日本大百科全書(ニッポニカ) 「ジョベルティ」の意味・わかりやすい解説
ジョベルティ
じょべるてぃ
Vincenzo Gioberti
(1801―1852)
イタリアの哲学者、政治家。生地トリノの宮廷付き司祭として、神学研究に励む一方、政治活動にも参加する。自由主義的・共和主義的思想のため、パリ、ブリュッセルなどで亡命の生活を送り、その間に『哲学研究入門』(1840)や、イタリアのリソルジメント(統一)に大きな精神的・政治的影響を与えた『イタリア人の倫理的、市民的優位について』(1843)など多くの著書を著した。1848年イタリアに帰り内閣に参与するが、政治的状況から翌1849年改めてパリに亡命、余生を哲学や政治に関する著述活動に捧(ささ)げた。

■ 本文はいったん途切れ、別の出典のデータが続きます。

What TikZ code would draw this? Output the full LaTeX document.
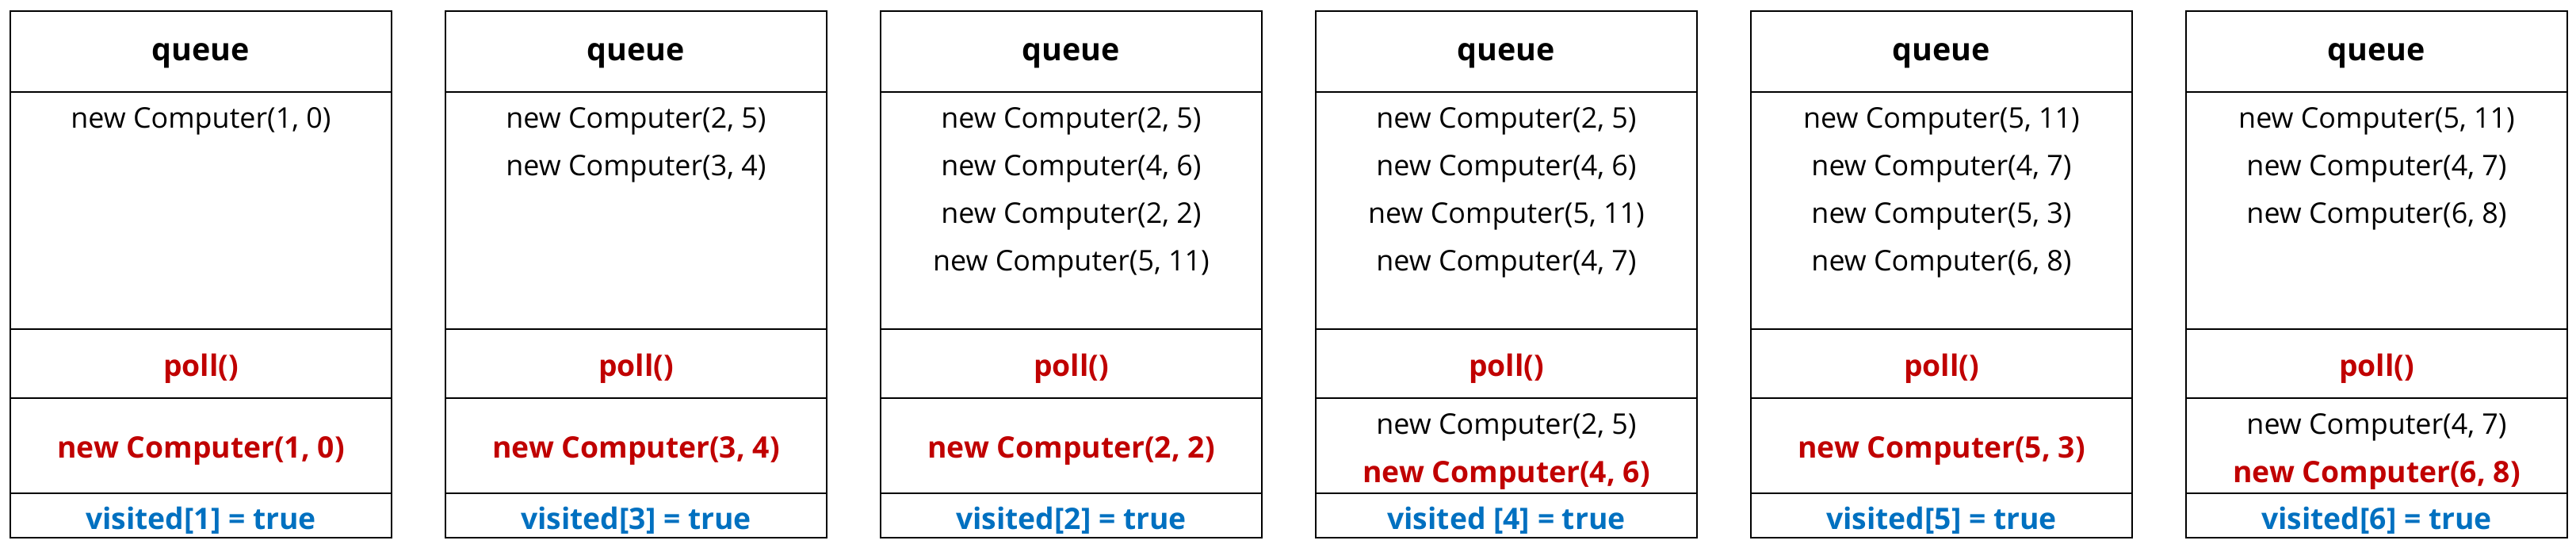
\documentclass[tikz,border=0pt]{standalone}
\usepackage{fontspec}
\setmainfont{Open Sans}
\definecolor{pollred}{HTML}{C00000}
\definecolor{visitblue}{HTML}{0070C0}
\tikzset{
  qtitle/.style  = {font=\fontsize{11.2}{13}\selectfont\bfseries},
  qitem/.style   = {},
  qcall/.style   = {font=\fontsize{10.6}{12}\selectfont\bfseries, text=pollred},
  qpicked/.style = {font=\fontsize{10.6}{12}\selectfont\bfseries, text=pollred},
  qvisit/.style  = {font=\fontsize{10.6}{12}\selectfont\bfseries, text=visitblue}
}

\begin{document}
\begin{tikzpicture}[x=0.01cm,y=-0.01cm,line width=0.7pt,
                    font=\fontsize{10.2}{12}\selectfont]
\useasboundingbox (0,0) rectangle (3250,690);
\pgfmathsetmacro{\W}{481}   % box width
\pgfmathsetmacro{\D}{549}   % distance from box to box
\pgfmathsetmacro{\h}{60}    % line distance

% one state of the queue
% #1 step, #2 queue contents, #3 line above the polled one, #4 polled one, #5 visited
\newcommand{\queuestate}[5]{%
  \pgfmathsetmacro{\xl}{13+(#1-1)*\D}%
  \pgfmathsetmacro{\xr}{\xl+\W}%
  \pgfmathsetmacro{\xm}{\xl+\W/2}%
  \draw (\xl,14) rectangle (\xr,678);
  \foreach \y in {116,415,502,622}
    \draw (\xl,\y) -- (\xr,\y);
  \node[qtitle] (q#1) at (\xm,70) {queue};
  \foreach \a/\b [count=\i] in {#2}
    \node[qitem] (q#1-\i) at (\xm,{153+(\i-1)*\h}) {new Computer(\a, \b)};
  \node[qcall] (poll#1) at (\xm,465) {poll()};
  \if\relax\detokenize{#3}\relax
    \node[qpicked] (got#1) at (\xm,568) {new Computer(#4)};
  \else
    \node[qitem] (left#1) at (\xm,539) {new Computer(#3)};
    \node[qpicked] (got#1) at (\xm,599) {new Computer(#4)};
  \fi
  \node[qvisit] (vis#1) at (\xm,656) {#5};
}

% states
\queuestate{1}{1/0}{}{1, 0}{visited[1] = true}
\queuestate{2}{2/5,3/4}{}{3, 4}{visited[3] = true}
\queuestate{3}{2/5,4/6,2/2,5/11}{}{2, 2}{visited[2] = true}
\queuestate{4}{2/5,4/6,5/11,4/7}{2, 5}{4, 6}{visited [4] = true}
\queuestate{5}{5/11,4/7,5/3,6/8}{}{5, 3}{visited[5] = true}
\queuestate{6}{5/11,4/7,6/8}{4, 7}{6, 8}{visited[6] = true}
\end{tikzpicture}
\end{document}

その成果が『啓示の哲学』(1856)、『教会のカトリック的改革について』(1856)、『プロトロジア』(1857)などとして死後出版された。ロスミーニ・セルバーチとともに19世紀イタリアのキリスト教的唯心論の代表者として、感覚論に反対するが、同時にロスミーニを心理主義として批判し、自分の立場を本体論主義とよんだ。人間のあらゆる認識の根源たる直観において現れる絶対的・永遠的真理たるイデアは、理念的・可能的存在ではなく、現実的・絶対的存在たる実有(エンテ)、すなわち神自身であるとする。人間は知的活動において、「実有は存在者を創造する」のをみることができるとともに、自由な倫理的活動によって、「存在者は実有に帰る」という理念を成就(じょうじゅ)することができると考える。